As, I rummaged about in the fridge making space for the soup, I came across another bag of scapes picked a couple of days ago and forgotten about in all the fuss.
I give up. Fetch me the cat.
- 1lb garlic scapes, cut in 2-inch pieces, flower heads removed (about 4 generous cups)
- 4 cups chicken stock (or vegetable stock for a vegetarian soup)
- 2 tablespoons olive oil
- generous grindfreshly ground black pepper
- generous pinch fine sea salt
- ⅛ to ¼ teaspoon chili flakes
- ¼ cup whipping cream (35%)
- ½ cup freshly grated Parmesan cheese
- 12 fresh basil leaves
- ½ large lemon, juice and zest
- Prepare the scapes: Cut the flower heads off the scapes and discard them. Chop the remaining stems into 2-inch pieces. In a saucepan, gently heat the stock over medium while you cook the scapes.
- Cook the scapes: Heat the oil in a large, heavy sauce pan over medium and cook the scapes for 10 to 15 minutes, stirring often, or until they soften. The timing will vary depending on how thick the scapes are. Add the salt, pepper and chili flakes and cook for a minute or two.
- Simmer the stock: Pour the hot stock over the scapes and cook with the lid askew, for 15 to 20 minutes or until the scapes are fully cooked and losing their bright green colour but have not turned dead-broccoli grey.

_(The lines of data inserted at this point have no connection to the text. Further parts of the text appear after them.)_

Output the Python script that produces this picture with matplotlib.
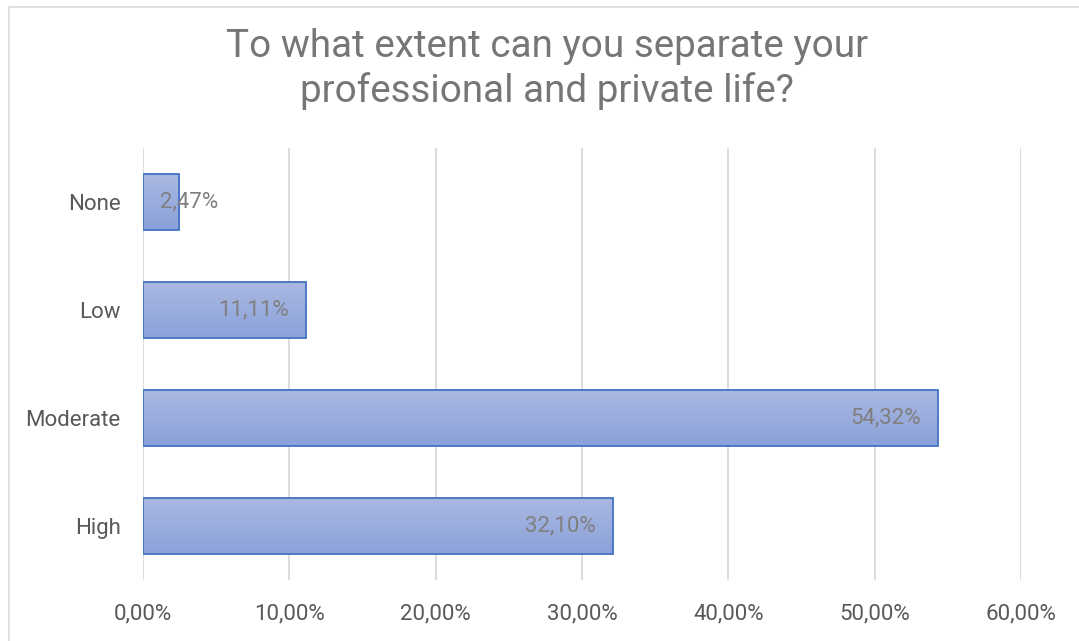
import matplotlib
matplotlib.use("Agg")
import matplotlib.pyplot as plt
import numpy as np
from matplotlib.colors import LinearSegmentedColormap
from matplotlib.patches import Rectangle
from matplotlib.ticker import FuncFormatter, MultipleLocator

categories = ["None", "Low", "Moderate", "High"]
values = [2.47, 11.11, 54.32, 32.10]
title = "To what extent can you separate your\nprofessional and private life?"

plt.rcParams["font.family"] = ["Roboto", "DejaVu Sans"]

W, H = 1079, 641
fig = plt.figure(figsize=(W / 100, H / 100), dpi=100)
ax = fig.add_axes([143 / W, 1 - 580 / H, (1021 - 143) / W, (580 - 148) / H])

# chart border
fig.patches.append(Rectangle((9 / W, -0.1), 1.2, 1 - 7 / H + 0.1, transform=fig.transFigure,
                             fill=False, edgecolor="#d9d9d9", linewidth=1.2))

ypos = np.arange(len(categories))
bar_h = 0.52
grad = LinearSegmentedColormap.from_list("g", ["#aab9e2", "#8ba1d9"])
gradient = np.linspace(0, 1, 256).reshape(-1, 1)

bars = ax.barh(ypos, values, height=bar_h, color="none", edgecolor="#4472c4", linewidth=1.3, zorder=3)
for b in bars:
    x0, y0 = b.get_x(), b.get_y()
    w, h = b.get_width(), b.get_height()
    im = ax.imshow(gradient, cmap=grad, aspect="auto", extent=(x0, x0 + w, y0 + h, y0),
                   zorder=2, interpolation="bilinear")
    im.set_clip_path(b)

ax.set_ylim(len(categories) - 0.5, -0.5)
ax.set_xlim(0, 60)
ax.xaxis.set_major_locator(MultipleLocator(10))
ax.xaxis.set_major_formatter(FuncFormatter(lambda v, p: f"{v:.2f}%".replace(".", ",")))
ax.set_yticks(ypos)
ax.set_yticklabels(categories)
ax.tick_params(axis="both", length=0, labelsize=16, colors="#595959", labelcolor="#595959")
ax.tick_params(axis="x", pad=17)
ax.tick_params(axis="y", pad=16)
ax.grid(axis="x", color="#d9d9d9", linewidth=1.3, zorder=0)
for s in ax.spines.values():
    s.set_visible(False)

for y, v in zip(ypos, values):
    txt = f"{v:.2f}%".replace(".", ",")
    if v < 5:
        ax.annotate(txt, (0, y), xytext=(12.5, 0), textcoords="offset points",
                    ha="left", va="center", fontsize=16, color="#7f7f7f", zorder=4)
    else:
        ax.annotate(txt, (v, y), xytext=(-12, 0), textcoords="offset points",
                    ha="right", va="center", fontsize=16, color="#7f7f7f", zorder=4)

fig.text(547 / W, 1 - 69 / H, title, ha="center", va="center", fontsize=27.8,
         color="#767676", linespacing=1.22)

fig.savefig("out.png", dpi=100)
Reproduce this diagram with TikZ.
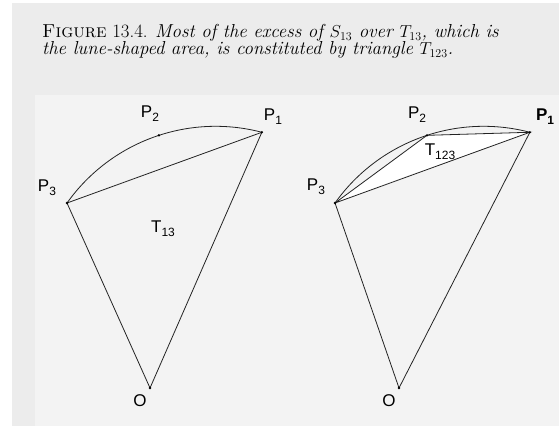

- Purée the soup: Working in batches, purée the soup until smooth. You need to use a standard blender since an immersion blender won't get the scapes smooth enough. Scapes can be a bit pulpy, so purée the soup well. Season to taste with more salt and pepper if needed. Keep the soup warm over low heat until you're ready to serve.
- Add the finishing touches: Just before serving, stir in the cream, Parmesan, basil, lemon juice and zest.